CHECK ENGINE COOLANT LEVEL.IF OKAY.CHECK BOTH RADIATOR HOSES BOTH SHOULD BE HOT. IF THERMOSTAT TOP HOSE NOT HOT YOU HAVE A FAULTY THERMOSTAT AND RADIATOR PRESSURE CAP IF RADIATOR HOSES HOT AND THERMOSTAT OKAY.IF ENGINE OVERHEATING WHILE CAR SITTING IN A LONG TRAFFIC LINE COOLANT FANS NOT RUNNING.THE COOLANT TEMPERATURE SENSOR IS BAD OR YOU HAVE FAULTY FUSE OR RELAY.THE FAN MOTOR DEFECTIVE, WIRES AT MOTOR HAS A SHORT OR PCM FAILURE DEAD DRIVE CIRCUIT TO FAN.
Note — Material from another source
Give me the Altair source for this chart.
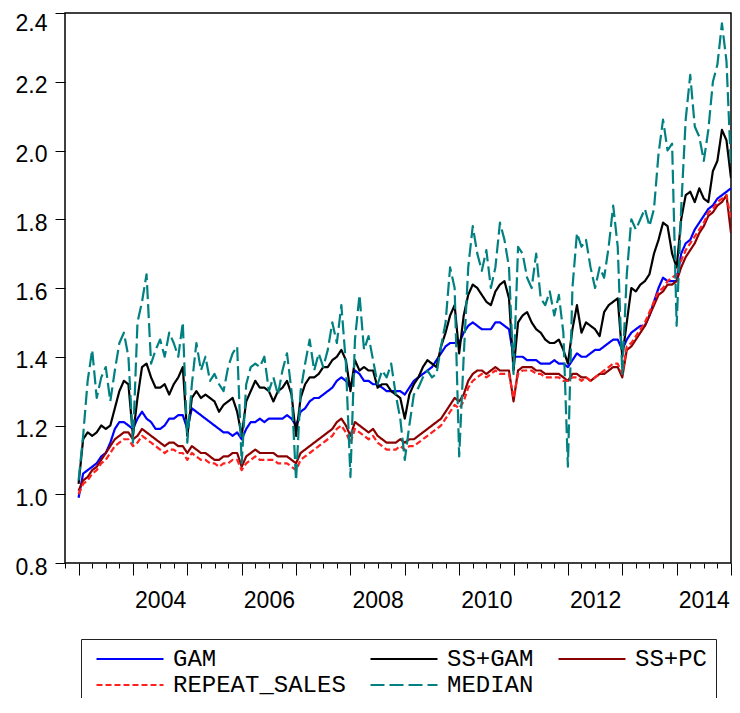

I've had problems with Datsun (later Nissan) engines hanging the closed thermostat until it boiled, then the thermostat released and operated normally. If you increase the small vent hole in the thermostat valve plate a small amount, the problem disappears. It seems that steam from engine operation gathers behind the thermostat sensing bulb and delays opening. The increase in vent hole size lets the steam through and allows the hot water to open the valve. Hope this helps!
There are sometimes different thermostats available, but not that much different (180 or 190 deg) This is more likely a radiator problem than the thermostat. Especially if it is getting worse. You could have it flushed, but in my experience, that rarely, if ever, helps. Check the guage, though. If it isn't steaming or boiling over, maybe it isn't really running so hot after all. If it is boiling over, have a mechanic make sure there isn't a bad head gasket. Also make sure the fins aren't full of dead butterflies. Look inside the radiator and see if there are crusty bits around the circulation holes (if you can see inside). If so, there are probably some plugged tubes. Simplest solution is a new or rebuilt one.
There are two primary symptoms of a faulty thermostat (assuming you mean the coolant thermostat in the engine not the A/C Heater Thermostat). The thermostat can fail in basically two ways:
1) Stuck open - Engine runs colder, heater takes forever to heat up.
2) Stuck closed - Engine runs very hot, then will suddenly drop in temperature, then run very hot again. Or engine overheats constantly. When the engine is hot, feel the upper radiator hose. If it is not hot, you can bet the thermostat is stuck closed. If it is hot, the thermostat may not be stuck close, but not opening at the proper temperature.
Stuck open is annoying, but not dangerous. Stuck close is dangerous and can cause overheating-related damage to your engine.
If you are handy, you can replace it yourself. Otherwise it is an easy job for a mechanic.